* _To be done_
Without the pictures, print the lines running from the beginning of the material to the line containing "Chart.register(...registerables);", both ends included.

* _Data segment_
::::::
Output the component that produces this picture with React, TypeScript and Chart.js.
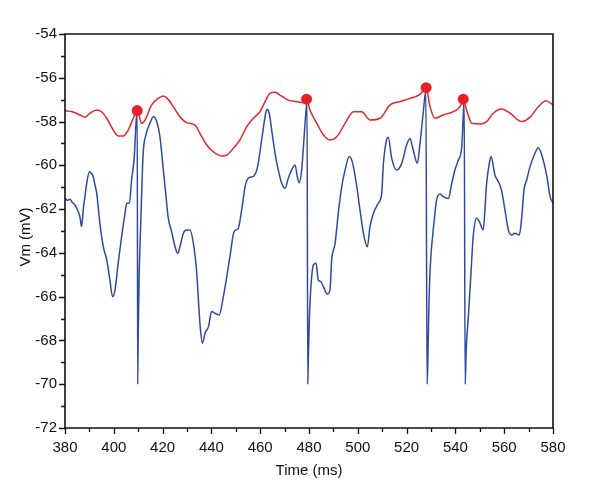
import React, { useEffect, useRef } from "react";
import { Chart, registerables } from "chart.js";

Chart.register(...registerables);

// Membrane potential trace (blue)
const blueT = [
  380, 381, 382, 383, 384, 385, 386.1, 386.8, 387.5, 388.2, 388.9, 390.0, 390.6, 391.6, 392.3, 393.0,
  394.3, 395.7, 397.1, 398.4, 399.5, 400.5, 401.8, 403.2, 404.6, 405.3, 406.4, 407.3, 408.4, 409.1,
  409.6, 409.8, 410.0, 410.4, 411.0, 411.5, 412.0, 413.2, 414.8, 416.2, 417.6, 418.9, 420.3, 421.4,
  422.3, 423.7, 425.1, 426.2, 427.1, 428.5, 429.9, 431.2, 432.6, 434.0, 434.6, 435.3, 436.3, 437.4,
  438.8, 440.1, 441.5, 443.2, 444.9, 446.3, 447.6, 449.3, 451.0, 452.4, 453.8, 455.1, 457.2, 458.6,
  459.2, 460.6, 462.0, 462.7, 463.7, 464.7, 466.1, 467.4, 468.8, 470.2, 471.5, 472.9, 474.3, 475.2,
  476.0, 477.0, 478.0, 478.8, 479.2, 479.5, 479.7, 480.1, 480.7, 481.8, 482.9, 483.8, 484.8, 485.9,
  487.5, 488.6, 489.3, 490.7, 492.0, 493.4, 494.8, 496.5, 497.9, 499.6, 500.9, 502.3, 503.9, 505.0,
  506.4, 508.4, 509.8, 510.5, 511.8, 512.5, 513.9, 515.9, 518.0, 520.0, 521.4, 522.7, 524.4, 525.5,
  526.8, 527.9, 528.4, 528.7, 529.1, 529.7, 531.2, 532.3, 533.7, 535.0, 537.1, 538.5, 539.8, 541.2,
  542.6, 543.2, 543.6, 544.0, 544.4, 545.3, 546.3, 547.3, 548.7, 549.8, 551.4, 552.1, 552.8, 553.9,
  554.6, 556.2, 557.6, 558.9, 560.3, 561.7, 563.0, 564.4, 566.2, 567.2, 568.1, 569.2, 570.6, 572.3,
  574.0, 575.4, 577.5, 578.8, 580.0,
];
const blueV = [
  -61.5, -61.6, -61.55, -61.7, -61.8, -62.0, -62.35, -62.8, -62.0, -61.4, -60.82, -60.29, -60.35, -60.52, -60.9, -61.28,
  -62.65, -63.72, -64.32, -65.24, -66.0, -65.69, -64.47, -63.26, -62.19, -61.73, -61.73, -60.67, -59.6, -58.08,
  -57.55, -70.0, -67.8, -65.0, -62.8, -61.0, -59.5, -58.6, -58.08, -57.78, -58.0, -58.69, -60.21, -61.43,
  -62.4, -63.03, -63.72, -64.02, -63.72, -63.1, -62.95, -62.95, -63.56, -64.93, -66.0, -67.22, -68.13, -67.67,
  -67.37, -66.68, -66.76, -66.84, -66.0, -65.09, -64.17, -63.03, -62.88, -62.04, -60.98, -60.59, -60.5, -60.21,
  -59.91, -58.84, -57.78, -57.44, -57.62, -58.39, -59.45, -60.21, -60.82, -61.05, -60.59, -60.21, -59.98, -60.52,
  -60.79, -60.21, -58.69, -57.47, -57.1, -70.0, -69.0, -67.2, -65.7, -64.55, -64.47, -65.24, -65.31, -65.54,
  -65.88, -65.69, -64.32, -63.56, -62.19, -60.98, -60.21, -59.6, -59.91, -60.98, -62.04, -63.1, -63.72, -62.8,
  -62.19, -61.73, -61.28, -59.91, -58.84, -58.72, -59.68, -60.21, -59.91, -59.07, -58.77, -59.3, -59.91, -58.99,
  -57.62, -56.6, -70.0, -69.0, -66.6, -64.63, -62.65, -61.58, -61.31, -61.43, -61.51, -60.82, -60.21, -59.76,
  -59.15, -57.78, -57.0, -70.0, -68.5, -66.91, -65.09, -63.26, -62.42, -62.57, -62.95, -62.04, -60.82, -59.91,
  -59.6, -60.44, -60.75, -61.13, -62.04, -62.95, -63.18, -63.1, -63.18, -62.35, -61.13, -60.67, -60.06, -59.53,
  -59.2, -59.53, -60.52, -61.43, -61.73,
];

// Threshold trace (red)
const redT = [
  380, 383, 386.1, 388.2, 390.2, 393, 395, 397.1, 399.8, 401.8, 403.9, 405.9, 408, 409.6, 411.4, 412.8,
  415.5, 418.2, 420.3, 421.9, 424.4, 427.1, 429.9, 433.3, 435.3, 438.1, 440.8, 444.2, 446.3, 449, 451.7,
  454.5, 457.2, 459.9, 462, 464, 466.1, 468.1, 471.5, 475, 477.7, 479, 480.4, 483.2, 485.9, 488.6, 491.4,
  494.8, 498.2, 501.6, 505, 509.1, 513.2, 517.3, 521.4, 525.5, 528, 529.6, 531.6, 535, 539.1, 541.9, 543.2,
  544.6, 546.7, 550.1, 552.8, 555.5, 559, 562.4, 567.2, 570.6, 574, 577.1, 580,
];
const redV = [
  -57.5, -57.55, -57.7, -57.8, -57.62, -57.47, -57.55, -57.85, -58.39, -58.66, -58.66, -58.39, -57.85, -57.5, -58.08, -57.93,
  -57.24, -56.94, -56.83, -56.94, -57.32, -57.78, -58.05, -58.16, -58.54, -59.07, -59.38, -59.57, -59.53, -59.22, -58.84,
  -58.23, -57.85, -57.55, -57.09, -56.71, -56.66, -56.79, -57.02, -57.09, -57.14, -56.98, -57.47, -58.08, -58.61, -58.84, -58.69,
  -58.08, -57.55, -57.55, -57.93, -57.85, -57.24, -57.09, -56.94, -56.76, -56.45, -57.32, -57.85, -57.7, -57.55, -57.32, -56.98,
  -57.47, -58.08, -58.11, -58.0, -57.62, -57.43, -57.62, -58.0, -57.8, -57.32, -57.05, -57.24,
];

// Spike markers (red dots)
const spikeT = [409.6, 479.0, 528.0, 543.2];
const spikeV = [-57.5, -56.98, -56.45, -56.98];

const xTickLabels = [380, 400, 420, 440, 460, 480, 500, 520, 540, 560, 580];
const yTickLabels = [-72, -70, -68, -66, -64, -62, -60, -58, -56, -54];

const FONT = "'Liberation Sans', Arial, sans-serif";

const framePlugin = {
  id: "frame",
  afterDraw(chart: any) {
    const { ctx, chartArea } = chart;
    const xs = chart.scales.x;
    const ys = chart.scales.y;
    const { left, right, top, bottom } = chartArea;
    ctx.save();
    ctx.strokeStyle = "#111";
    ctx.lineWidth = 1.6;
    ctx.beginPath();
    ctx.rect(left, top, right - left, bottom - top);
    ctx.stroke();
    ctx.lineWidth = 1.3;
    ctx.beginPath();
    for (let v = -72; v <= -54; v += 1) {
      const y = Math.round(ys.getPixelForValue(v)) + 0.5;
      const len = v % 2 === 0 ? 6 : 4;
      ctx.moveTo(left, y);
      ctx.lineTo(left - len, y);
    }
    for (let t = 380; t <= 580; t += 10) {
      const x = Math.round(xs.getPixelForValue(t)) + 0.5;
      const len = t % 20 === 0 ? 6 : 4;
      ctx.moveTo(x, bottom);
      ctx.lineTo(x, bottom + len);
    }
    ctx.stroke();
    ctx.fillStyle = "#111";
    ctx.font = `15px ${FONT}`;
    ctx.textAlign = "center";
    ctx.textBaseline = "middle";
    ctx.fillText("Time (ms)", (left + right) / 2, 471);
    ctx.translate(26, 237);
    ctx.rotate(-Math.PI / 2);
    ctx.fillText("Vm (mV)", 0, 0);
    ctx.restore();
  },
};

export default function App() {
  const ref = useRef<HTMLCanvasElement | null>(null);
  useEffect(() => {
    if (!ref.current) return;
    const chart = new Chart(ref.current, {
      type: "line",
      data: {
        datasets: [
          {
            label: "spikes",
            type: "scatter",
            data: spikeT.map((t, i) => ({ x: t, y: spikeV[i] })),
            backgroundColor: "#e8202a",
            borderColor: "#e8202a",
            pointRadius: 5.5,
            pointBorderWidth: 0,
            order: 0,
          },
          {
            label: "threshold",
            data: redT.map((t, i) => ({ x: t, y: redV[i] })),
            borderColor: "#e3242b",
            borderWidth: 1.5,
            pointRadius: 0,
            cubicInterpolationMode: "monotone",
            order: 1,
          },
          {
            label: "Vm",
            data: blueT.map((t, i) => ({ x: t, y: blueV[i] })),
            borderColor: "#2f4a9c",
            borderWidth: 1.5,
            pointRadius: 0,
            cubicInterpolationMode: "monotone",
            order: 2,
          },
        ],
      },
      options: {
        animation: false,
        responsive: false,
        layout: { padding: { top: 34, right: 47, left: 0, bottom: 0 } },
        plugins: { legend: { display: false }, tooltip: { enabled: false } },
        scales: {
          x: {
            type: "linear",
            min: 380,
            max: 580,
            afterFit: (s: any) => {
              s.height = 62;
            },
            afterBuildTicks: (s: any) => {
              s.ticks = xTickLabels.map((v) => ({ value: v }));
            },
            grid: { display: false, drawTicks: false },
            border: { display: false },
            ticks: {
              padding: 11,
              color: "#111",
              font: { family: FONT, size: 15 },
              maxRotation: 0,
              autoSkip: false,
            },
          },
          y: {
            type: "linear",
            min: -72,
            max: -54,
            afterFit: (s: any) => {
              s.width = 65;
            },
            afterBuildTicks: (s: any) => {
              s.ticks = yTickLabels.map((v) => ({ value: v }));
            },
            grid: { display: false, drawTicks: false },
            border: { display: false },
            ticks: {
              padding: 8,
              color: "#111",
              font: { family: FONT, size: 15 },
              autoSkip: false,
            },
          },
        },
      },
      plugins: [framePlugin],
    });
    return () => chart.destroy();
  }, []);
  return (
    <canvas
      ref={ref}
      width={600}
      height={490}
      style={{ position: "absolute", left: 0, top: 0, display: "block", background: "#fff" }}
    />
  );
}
::::::
* _Response for this exercise_
Output the component that produces this picture with React, TypeScript and Chart.js.
import React, { useEffect, useRef } from "react";
import { Chart, registerables } from "chart.js";

Chart.register(...registerables);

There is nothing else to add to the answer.